Oregon has a law, similar to many other states, prohibiting overbroad indemnities in construction contracts. The Oregon Supreme Court has ruled that the law allows an arguably overbroad indemnity to be enforced within the statutory constraints, rather than being entirely invalidated. The court concluded that two sections of the anti-indemnity law, read together, had the effect of “saving” an overbroad indemnity.

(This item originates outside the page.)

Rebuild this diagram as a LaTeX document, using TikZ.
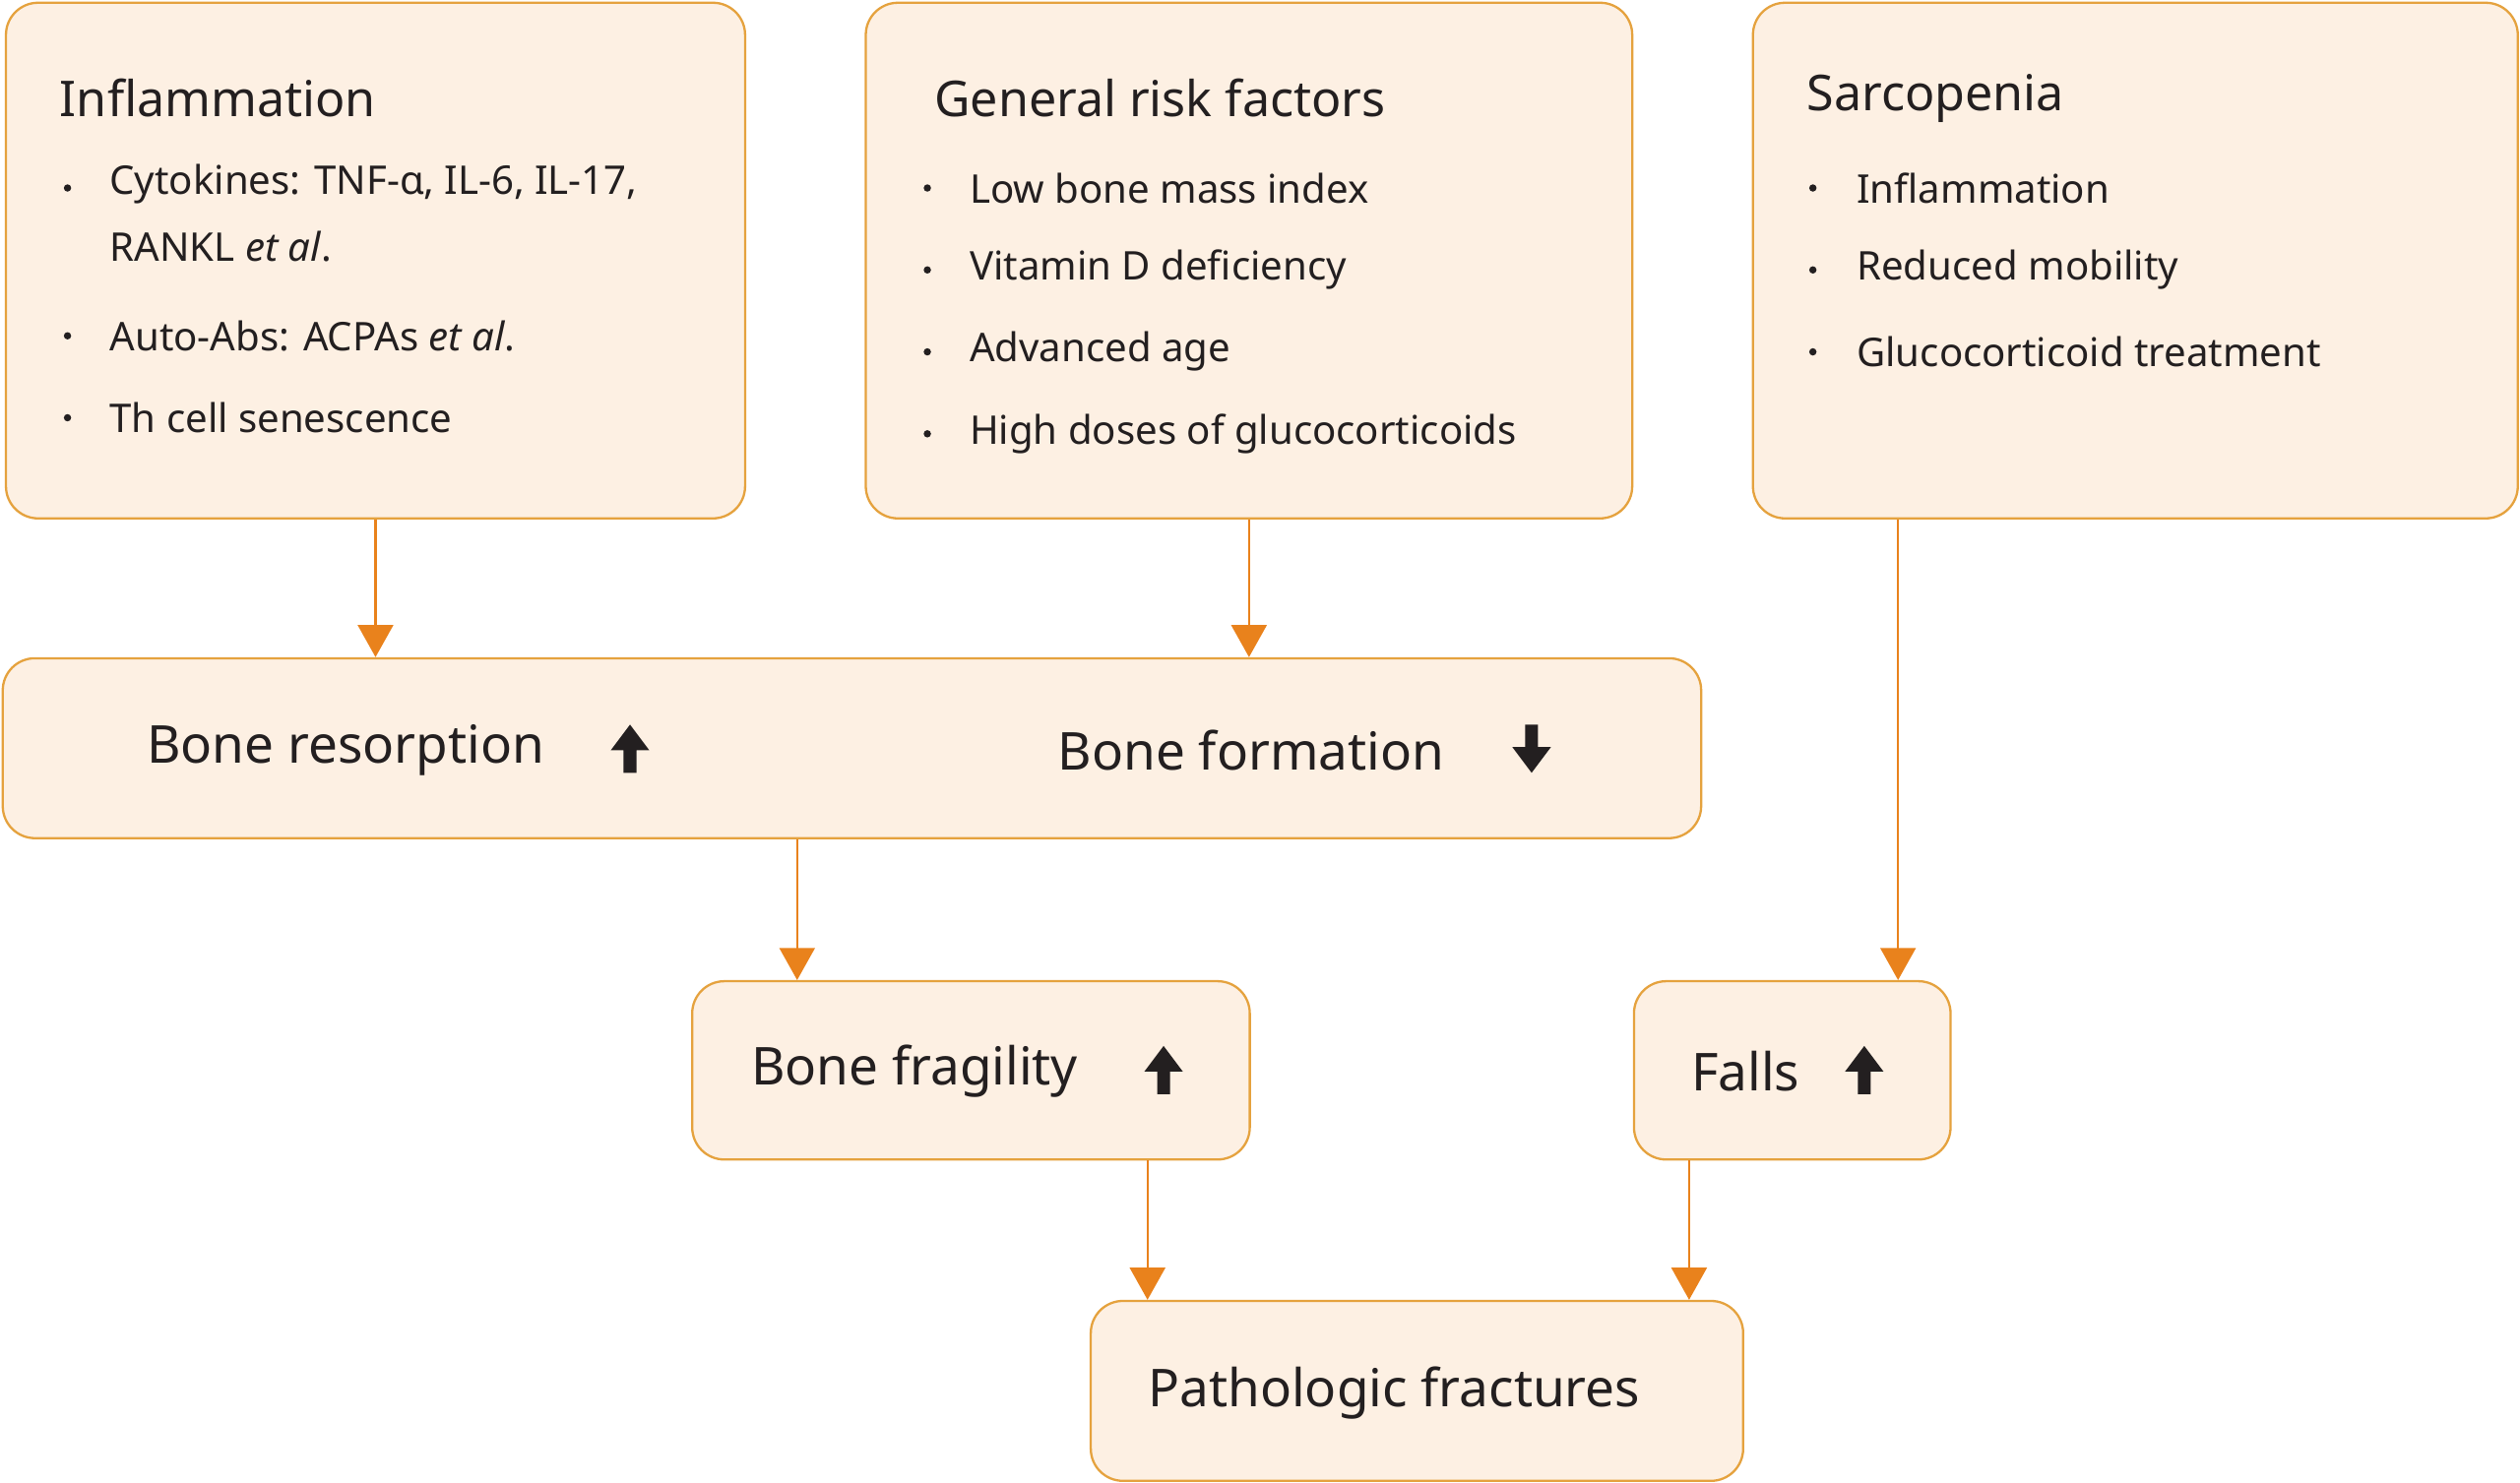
\documentclass[tikz,border=0pt]{standalone}
\usepackage{fontspec}
\setmainfont{Noto Sans}
\usetikzlibrary{arrows.meta}
\definecolor{boxfill}{HTML}{FDF0E3}
\definecolor{boxline}{HTML}{E5A23E}
\definecolor{arr}{HTML}{E9821C}
\definecolor{txt}{HTML}{231F20}
\begin{document}
\begin{tikzpicture}[x=0.02cm,y=-0.02cm,
  box/.style={draw=boxline,fill=boxfill,line width=0.8pt,rounded corners=0.4cm,anchor=north west,inner sep=0pt},
  ttl/.style={anchor=west,font=\fontsize{17.5}{20}\selectfont\bfseries,text=txt,inner sep=0pt},
  big/.style={anchor=west,font=\fontsize{18.5}{22}\selectfont\bfseries,text=txt,inner sep=0pt},
  itm/.style={anchor=west,font=\fontsize{14}{23.5}\selectfont,text=txt,inner sep=0pt,align=left},
  dot/.style={circle,fill=txt,inner sep=0pt,minimum size=2.6pt},
  conn/.style={draw=arr,line width=0.8pt,-{Triangle[width=0.44cm,length=0.4cm]}}]
\useasboundingbox (0,0) rectangle (1568,923);
% boxes
\node[box,minimum width=9.2cm,minimum height=6.42cm] (infl) at (3,1) {};
\node[box,minimum width=9.54cm,minimum height=6.42cm] (gen) at (538,1) {};
\node[box,minimum width=9.52cm,minimum height=6.42cm] (sarc) at (1090,1) {};
\node[box,minimum width=21.14cm,minimum height=2.24cm] (bone) at (1,409) {};
\node[box,minimum width=6.94cm,minimum height=2.22cm] (frag) at (430,610) {};
\node[box,minimum width=3.94cm,minimum height=2.22cm] (falls) at (1016,610) {};
\node[box,minimum width=8.12cm,minimum height=2.24cm] (path) at (678,809) {};
% Inflammation
\node[ttl] (t1) at (37,61) {Inflammation};
\node[dot] (d11) at (42,117) {}; \node[itm,anchor=north west] (i11) at (68,102) {Cytokines: TNF-α, IL-6, IL-17,\\RANKL \textit{et al}.};
\node[dot] (d12) at (42,209) {}; \node[itm] (i12) at (68,209) {Auto-Abs: ACPAs \textit{et al}.};
\node[dot] (d13) at (42,260) {}; \node[itm] (i13) at (68,260) {Th cell senescence};
% General
\node[ttl] (t2) at (581,61) {General risk factors};
\node[dot] (d21) at (577,117) {}; \node[itm] (i21) at (603,117) {Low bone mass index};
\node[dot] (d22) at (577,168) {}; \node[itm] (i22) at (603,168) {Vitamin D deficiency};
\node[dot] (d23) at (577,219) {}; \node[itm] (i23) at (603,219) {Advanced age};
\node[dot] (d24) at (577,270) {}; \node[itm] (i24) at (603,270) {High doses of glucocorticoids};
% Sarcopenia
\node[ttl] (t3) at (1124,61) {Sarcopenia};
\node[dot] (d31) at (1128,117) {}; \node[itm] (i31) at (1155,117) {Inflammation};
\node[dot] (d32) at (1128,168) {}; \node[itm] (i32) at (1155,168) {Reduced mobility};
\node[dot] (d33) at (1128,219) {}; \node[itm] (i33) at (1155,219) {Glucocorticoid treatment};
% big labels
\node[big] (br) at (91,467) {Bone resorption};
\node[big] (bf) at (658,467) {Bone formation};
\node[big] (bfr) at (467,667) {Bone fragility};
\node[big] (fl) at (1052,667) {Falls};
\node[big] (pf) at (714,867) {Pathologic fractures};
% thick arrows
\def\upA#1#2{\fill[txt] ($(#1,#2)+(-4,14)$) -- ++(0,-14) -- ++(-8,0) -- ++(12,-16) -- ++(12,16) -- ++(-8,0) -- ++(0,14) -- cycle;}
\usetikzlibrary{calc}
\fill[txt] (388,481) -- (388,467) -- (380,467) -- (392,451) -- (404,467) -- (396,467) -- (396,481) -- cycle;
\fill[txt] (720,681) -- (720,667) -- (712,667) -- (724,651) -- (736,667) -- (728,667) -- (728,681) -- cycle;
\fill[txt] (1156,681) -- (1156,667) -- (1148,667) -- (1160,651) -- (1172,667) -- (1164,667) -- (1164,681) -- cycle;
\fill[txt] (949,451) -- (949,465) -- (941,465) -- (953,481) -- (965,465) -- (957,465) -- (957,451) -- cycle;
% connectors
\draw[conn] (infl.south) -- (infl.south |- bone.north);
\draw[conn] (gen.south) -- (gen.south |- bone.north);
\draw[conn] (sarc.south -| 1181,0) -- (falls.north -| 1181,0);
\draw[conn] (bone.south -| 496,0) -- (frag.north -| 496,0);
\draw[conn] (frag.south -| 714,0) -- (path.north -| 714,0);
\draw[conn] (falls.south -| 1051,0) -- (path.north -| 1051,0);
\end{tikzpicture}
\end{document}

The indemnity in question required the subcontractor to indemnify the prime contractor from claims “whether or not caused in part by [the prime].” The trial court held that this indemnity ran afoul of subsection (1) of the Oregon law, ORS § 30.140, which states that an overbroad indemnity “is void.” But subsection (2) reads, in part: “This section does not affect any provision in a construction agreement that requires a person … to indemnify another against liability … to the extent that the … injury … arises out of the fault of the indemnitor.” Also, subsection (1) includes the proviso “except to the extent provided under subsection (2).” Reading those two clauses together, the Oregon high court held that subsection (2) permits the subcontract indemnity to be enforced within the bounds of the sub’s causation of the underlying claim. The valid scope of the construction indemnity would not be affected by the invalid scope, and the prime contractor could enforce that indemnity to the extent of the sub’s causative actions. The case is Montara Owners Ass’n v. La Noue Development, LLC, 357 Ore. 333, 2015 Ore. LEXIS 419 (June 18, 2015).
An anti-indemnity law that does not have the equivalent of subsection (2) of the Oregon law might compel a different result. One strategy to address an anti-indemnity law is to preface the indemnity with the phrase “to the fullest extent permitted by law,” or something similar. Courts in other states have taken such a phrase and construed or enforced the indemnity in question so as to be consistent with any statutory constraints.